◆ **Task**: Give every line again exactly as it appears, please, but not the pictures.
* start Recorded data *
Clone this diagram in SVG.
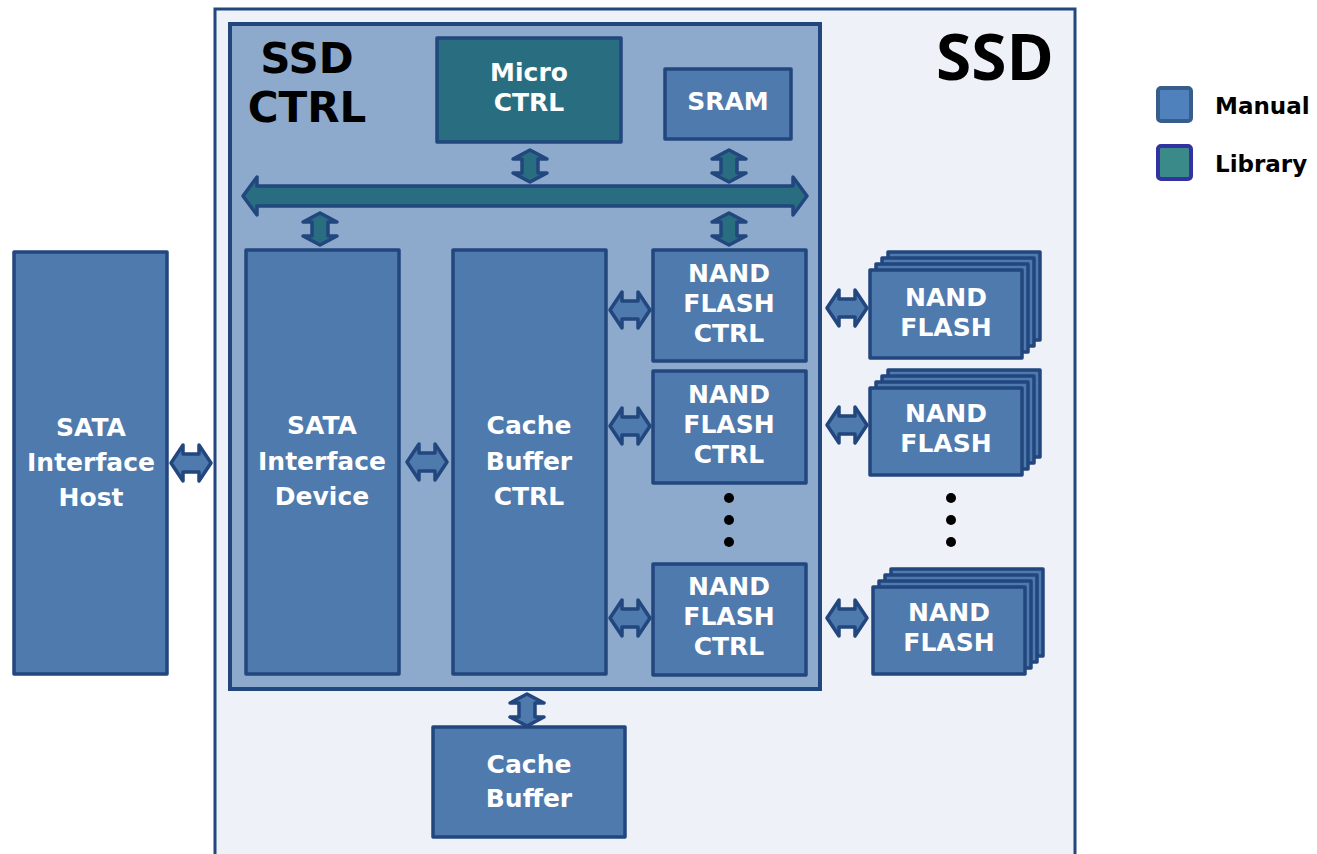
<svg xmlns="http://www.w3.org/2000/svg" xmlns:xlink="http://www.w3.org/1999/xlink" width="1317" height="854" viewBox="0 0 1317 854">
<style>
.box{fill:#4f7aae;stroke:#22467e;stroke-width:3.5;stroke-linejoin:round}
.lib{fill:#296e80;stroke:#22467e;stroke-width:3.5;stroke-linejoin:round}
.t{font-family:"DejaVu Sans",Verdana,sans-serif;font-weight:bold;font-size:25px;fill:#ffffff;text-anchor:middle}
.big{font-family:"DejaVu Sans",Verdana,sans-serif;font-weight:bold;fill:#000000;text-anchor:middle}
.ssd{font-family:"Open Sans","Noto Sans",sans-serif;font-weight:bold;fill:#000000;text-anchor:middle}
.leg{font-family:"DejaVu Sans",Verdana,sans-serif;font-weight:bold;font-size:23px;fill:#000000}
.ah{fill:#4f7aae;stroke:#22467e;stroke-width:3.5;stroke-linejoin:round}
.av{fill:#296e80;stroke:#22467e;stroke-width:3.5;stroke-linejoin:round}
.dot{fill:#000000}
</style>
<defs>
<path id="harr" d="M-20,0 L-8,-18 L-8,-9 L8,-9 L8,-18 L20,0 L8,18 L8,9 L-8,9 L-8,18 Z"/>
<path id="varr" d="M0,-16 L17,-7 L8,-7 L8,7 L17,7 L0,16 L-17,7 L-8,7 L-8,-7 L-17,-7 Z"/>
</defs>

<g id="ssd">
<rect x="215" y="9" width="860" height="860" fill="#eef1f7" stroke="#22467e" stroke-width="3"/>
<text class="ssd" x="995" y="80" font-size="64">SSD</text>
</g>

<g id="ssd-ctrl">
<rect x="230" y="24" width="590" height="665" fill="#8daacd" stroke="#22467e" stroke-width="4"/>
<text class="big" x="307" y="73" font-size="42">SSD</text>
<text class="big" x="307" y="122" font-size="42">CTRL</text>
</g>

<g id="micro-ctrl">
<rect class="lib" x="437" y="38" width="184" height="104"/>
<text class="t" x="529" y="81">Micro</text>
<text class="t" x="529" y="111">CTRL</text>
</g>

<g id="sram">
<rect class="box" x="665" y="69" width="126" height="70"/>
<text class="t" x="728" y="110">SRAM</text>
</g>

<g id="sata-host">
<rect class="box" x="14" y="252" width="153" height="422"/>
<text class="t" x="91" y="436">SATA</text>
<text class="t" x="91" y="471">Interface</text>
<text class="t" x="91" y="506">Host</text>
</g>

<g id="sata-device">
<rect class="box" x="246" y="250" width="153" height="424"/>
<text class="t" x="322" y="434">SATA</text>
<text class="t" x="322" y="470">Interface</text>
<text class="t" x="322" y="505">Device</text>
</g>

<g id="cache-buffer-ctrl">
<rect class="box" x="453" y="250" width="153" height="424"/>
<text class="t" x="529" y="434">Cache</text>
<text class="t" x="529" y="470">Buffer</text>
<text class="t" x="529" y="505">CTRL</text>
</g>

<g id="nand-ctrl-1">
<rect class="box" x="653" y="250" width="153" height="111"/>
<text class="t" x="729" y="282">NAND</text>
<text class="t" x="729" y="312">FLASH</text>
<text class="t" x="729" y="342">CTRL</text>
</g>

<g id="nand-ctrl-2">
<rect class="box" x="653" y="371" width="153" height="112"/>
<text class="t" x="729" y="403">NAND</text>
<text class="t" x="729" y="433">FLASH</text>
<text class="t" x="729" y="463">CTRL</text>
</g>

<g id="nand-ctrl-3">
<rect class="box" x="653" y="564" width="153" height="111"/>
<text class="t" x="729" y="595">NAND</text>
<text class="t" x="729" y="625">FLASH</text>
<text class="t" x="729" y="655">CTRL</text>
</g>

<g id="ctrl-dots">
<circle class="dot" cx="729" cy="498" r="5"/>
<circle class="dot" cx="729" cy="520" r="5"/>
<circle class="dot" cx="729" cy="542" r="5"/>
</g>

<g id="nand-flash-1">
<rect class="box" x="888" y="252" width="152" height="88"/>
<rect class="box" x="882" y="258" width="152" height="88"/>
<rect class="box" x="876" y="264" width="152" height="88"/>
<rect class="box" x="870" y="270" width="152" height="88"/>
<text class="t" x="946" y="306">NAND</text>
<text class="t" x="946" y="336">FLASH</text>
</g>

<g id="nand-flash-2">
<rect class="box" x="888" y="370" width="152" height="87"/>
<rect class="box" x="882" y="376" width="152" height="87"/>
<rect class="box" x="876" y="382" width="152" height="87"/>
<rect class="box" x="870" y="388" width="152" height="87"/>
<text class="t" x="946" y="422">NAND</text>
<text class="t" x="946" y="452">FLASH</text>
</g>

<g id="nand-flash-3">
<rect class="box" x="891" y="569" width="152" height="87"/>
<rect class="box" x="885" y="575" width="152" height="87"/>
<rect class="box" x="879" y="581" width="152" height="87"/>
<rect class="box" x="873" y="587" width="152" height="87"/>
<text class="t" x="949" y="621">NAND</text>
<text class="t" x="949" y="651">FLASH</text>
</g>

<g id="flash-dots">
<circle class="dot" cx="951" cy="498" r="5"/>
<circle class="dot" cx="951" cy="520" r="5"/>
<circle class="dot" cx="951" cy="542" r="5"/>
</g>

<g id="cache-buffer">
<rect class="box" x="433" y="727" width="192" height="110"/>
<text class="t" x="529" y="773">Cache</text>
<text class="t" x="529" y="807">Buffer</text>
</g>

<g id="legend">
<rect x="1158" y="88" width="33" height="33" rx="3" fill="#4f81bd" stroke="#385d8a" stroke-width="4"/>
<text class="leg" x="1215" y="114">Manual</text>
<rect x="1158" y="146" width="33" height="33" rx="3" fill="#3a8a8a" stroke="#3232a0" stroke-width="4"/>
<text class="leg" x="1215" y="172">Library</text>
</g>

<g id="connectors">
<path class="av" d="M243,196 L257,177 L257,186 L793,186 L793,177 L807,196 L793,215 L793,206 L257,206 L257,215 Z"/>
<use xlink:href="#varr" class="av" x="530" y="166"/>
<use xlink:href="#varr" class="av" x="729" y="166"/>
<use xlink:href="#varr" class="av" x="320" y="229"/>
<use xlink:href="#varr" class="av" x="729" y="229"/>
<use xlink:href="#harr" class="ah" x="191" y="463"/>
<use xlink:href="#harr" class="ah" x="427" y="462"/>
<use xlink:href="#harr" class="ah" x="630" y="310"/>
<use xlink:href="#harr" class="ah" x="630" y="426"/>
<use xlink:href="#harr" class="ah" x="630" y="618"/>
<use xlink:href="#harr" class="ah" x="847" y="308"/>
<use xlink:href="#harr" class="ah" x="847" y="425"/>
<use xlink:href="#harr" class="ah" x="847" y="618"/>
<use xlink:href="#varr" class="ah" x="527" y="710"/>
</g>
</svg>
* end Recorded data *
◆ **Reply**:
Clone this diagram in SVG.
<svg xmlns="http://www.w3.org/2000/svg" xmlns:xlink="http://www.w3.org/1999/xlink" width="1317" height="854" viewBox="0 0 1317 854">
<style>
.box{fill:#4f7aae;stroke:#22467e;stroke-width:3.5;stroke-linejoin:round}
.lib{fill:#296e80;stroke:#22467e;stroke-width:3.5;stroke-linejoin:round}
.t{font-family:"DejaVu Sans",Verdana,sans-serif;font-weight:bold;font-size:25px;fill:#ffffff;text-anchor:middle}
.big{font-family:"DejaVu Sans",Verdana,sans-serif;font-weight:bold;fill:#000000;text-anchor:middle}
.ssd{font-family:"Open Sans","Noto Sans",sans-serif;font-weight:bold;fill:#000000;text-anchor:middle}
.leg{font-family:"DejaVu Sans",Verdana,sans-serif;font-weight:bold;font-size:23px;fill:#000000}
.ah{fill:#4f7aae;stroke:#22467e;stroke-width:3.5;stroke-linejoin:round}
.av{fill:#296e80;stroke:#22467e;stroke-width:3.5;stroke-linejoin:round}
.dot{fill:#000000}
</style>
<defs>
<path id="harr" d="M-20,0 L-8,-18 L-8,-9 L8,-9 L8,-18 L20,0 L8,18 L8,9 L-8,9 L-8,18 Z"/>
<path id="varr" d="M0,-16 L17,-7 L8,-7 L8,7 L17,7 L0,16 L-17,7 L-8,7 L-8,-7 L-17,-7 Z"/>
</defs>

<g id="ssd">
<rect x="215" y="9" width="860" height="860" fill="#eef1f7" stroke="#22467e" stroke-width="3"/>
<text class="ssd" x="995" y="80" font-size="64">SSD</text>
</g>

<g id="ssd-ctrl">
<rect x="230" y="24" width="590" height="665" fill="#8daacd" stroke="#22467e" stroke-width="4"/>
<text class="big" x="307" y="73" font-size="42">SSD</text>
<text class="big" x="307" y="122" font-size="42">CTRL</text>
</g>

<g id="micro-ctrl">
<rect class="lib" x="437" y="38" width="184" height="104"/>
<text class="t" x="529" y="81">Micro</text>
<text class="t" x="529" y="111">CTRL</text>
</g>

<g id="sram">
<rect class="box" x="665" y="69" width="126" height="70"/>
<text class="t" x="728" y="110">SRAM</text>
</g>

<g id="sata-host">
<rect class="box" x="14" y="252" width="153" height="422"/>
<text class="t" x="91" y="436">SATA</text>
<text class="t" x="91" y="471">Interface</text>
<text class="t" x="91" y="506">Host</text>
</g>

<g id="sata-device">
<rect class="box" x="246" y="250" width="153" height="424"/>
<text class="t" x="322" y="434">SATA</text>
<text class="t" x="322" y="470">Interface</text>
<text class="t" x="322" y="505">Device</text>
</g>

<g id="cache-buffer-ctrl">
<rect class="box" x="453" y="250" width="153" height="424"/>
<text class="t" x="529" y="434">Cache</text>
<text class="t" x="529" y="470">Buffer</text>
<text class="t" x="529" y="505">CTRL</text>
</g>

<g id="nand-ctrl-1">
<rect class="box" x="653" y="250" width="153" height="111"/>
<text class="t" x="729" y="282">NAND</text>
<text class="t" x="729" y="312">FLASH</text>
<text class="t" x="729" y="342">CTRL</text>
</g>

<g id="nand-ctrl-2">
<rect class="box" x="653" y="371" width="153" height="112"/>
<text class="t" x="729" y="403">NAND</text>
<text class="t" x="729" y="433">FLASH</text>
<text class="t" x="729" y="463">CTRL</text>
</g>

<g id="nand-ctrl-3">
<rect class="box" x="653" y="564" width="153" height="111"/>
<text class="t" x="729" y="595">NAND</text>
<text class="t" x="729" y="625">FLASH</text>
<text class="t" x="729" y="655">CTRL</text>
</g>

<g id="ctrl-dots">
<circle class="dot" cx="729" cy="498" r="5"/>
<circle class="dot" cx="729" cy="520" r="5"/>
<circle class="dot" cx="729" cy="542" r="5"/>
</g>

<g id="nand-flash-1">
<rect class="box" x="888" y="252" width="152" height="88"/>
<rect class="box" x="882" y="258" width="152" height="88"/>
<rect class="box" x="876" y="264" width="152" height="88"/>
<rect class="box" x="870" y="270" width="152" height="88"/>
<text class="t" x="946" y="306">NAND</text>
<text class="t" x="946" y="336">FLASH</text>
</g>

<g id="nand-flash-2">
<rect class="box" x="888" y="370" width="152" height="87"/>
<rect class="box" x="882" y="376" width="152" height="87"/>
<rect class="box" x="876" y="382" width="152" height="87"/>
<rect class="box" x="870" y="388" width="152" height="87"/>
<text class="t" x="946" y="422">NAND</text>
<text class="t" x="946" y="452">FLASH</text>
</g>

<g id="nand-flash-3">
<rect class="box" x="891" y="569" width="152" height="87"/>
<rect class="box" x="885" y="575" width="152" height="87"/>
<rect class="box" x="879" y="581" width="152" height="87"/>
<rect class="box" x="873" y="587" width="152" height="87"/>
<text class="t" x="949" y="621">NAND</text>
<text class="t" x="949" y="651">FLASH</text>
</g>

<g id="flash-dots">
<circle class="dot" cx="951" cy="498" r="5"/>
<circle class="dot" cx="951" cy="520" r="5"/>
<circle class="dot" cx="951" cy="542" r="5"/>
</g>

<g id="cache-buffer">
<rect class="box" x="433" y="727" width="192" height="110"/>
<text class="t" x="529" y="773">Cache</text>
<text class="t" x="529" y="807">Buffer</text>
</g>

<g id="legend">
<rect x="1158" y="88" width="33" height="33" rx="3" fill="#4f81bd" stroke="#385d8a" stroke-width="4"/>
<text class="leg" x="1215" y="114">Manual</text>
<rect x="1158" y="146" width="33" height="33" rx="3" fill="#3a8a8a" stroke="#3232a0" stroke-width="4"/>
<text class="leg" x="1215" y="172">Library</text>
</g>

<g id="connectors">
<path class="av" d="M243,196 L257,177 L257,186 L793,186 L793,177 L807,196 L793,215 L793,206 L257,206 L257,215 Z"/>
<use xlink:href="#varr" class="av" x="530" y="166"/>
<use xlink:href="#varr" class="av" x="729" y="166"/>
<use xlink:href="#varr" class="av" x="320" y="229"/>
<use xlink:href="#varr" class="av" x="729" y="229"/>
<use xlink:href="#harr" class="ah" x="191" y="463"/>
<use xlink:href="#harr" class="ah" x="427" y="462"/>
<use xlink:href="#harr" class="ah" x="630" y="310"/>
<use xlink:href="#harr" class="ah" x="630" y="426"/>
<use xlink:href="#harr" class="ah" x="630" y="618"/>
<use xlink:href="#harr" class="ah" x="847" y="308"/>
<use xlink:href="#harr" class="ah" x="847" y="425"/>
<use xlink:href="#harr" class="ah" x="847" y="618"/>
<use xlink:href="#varr" class="ah" x="527" y="710"/>
</g>
</svg>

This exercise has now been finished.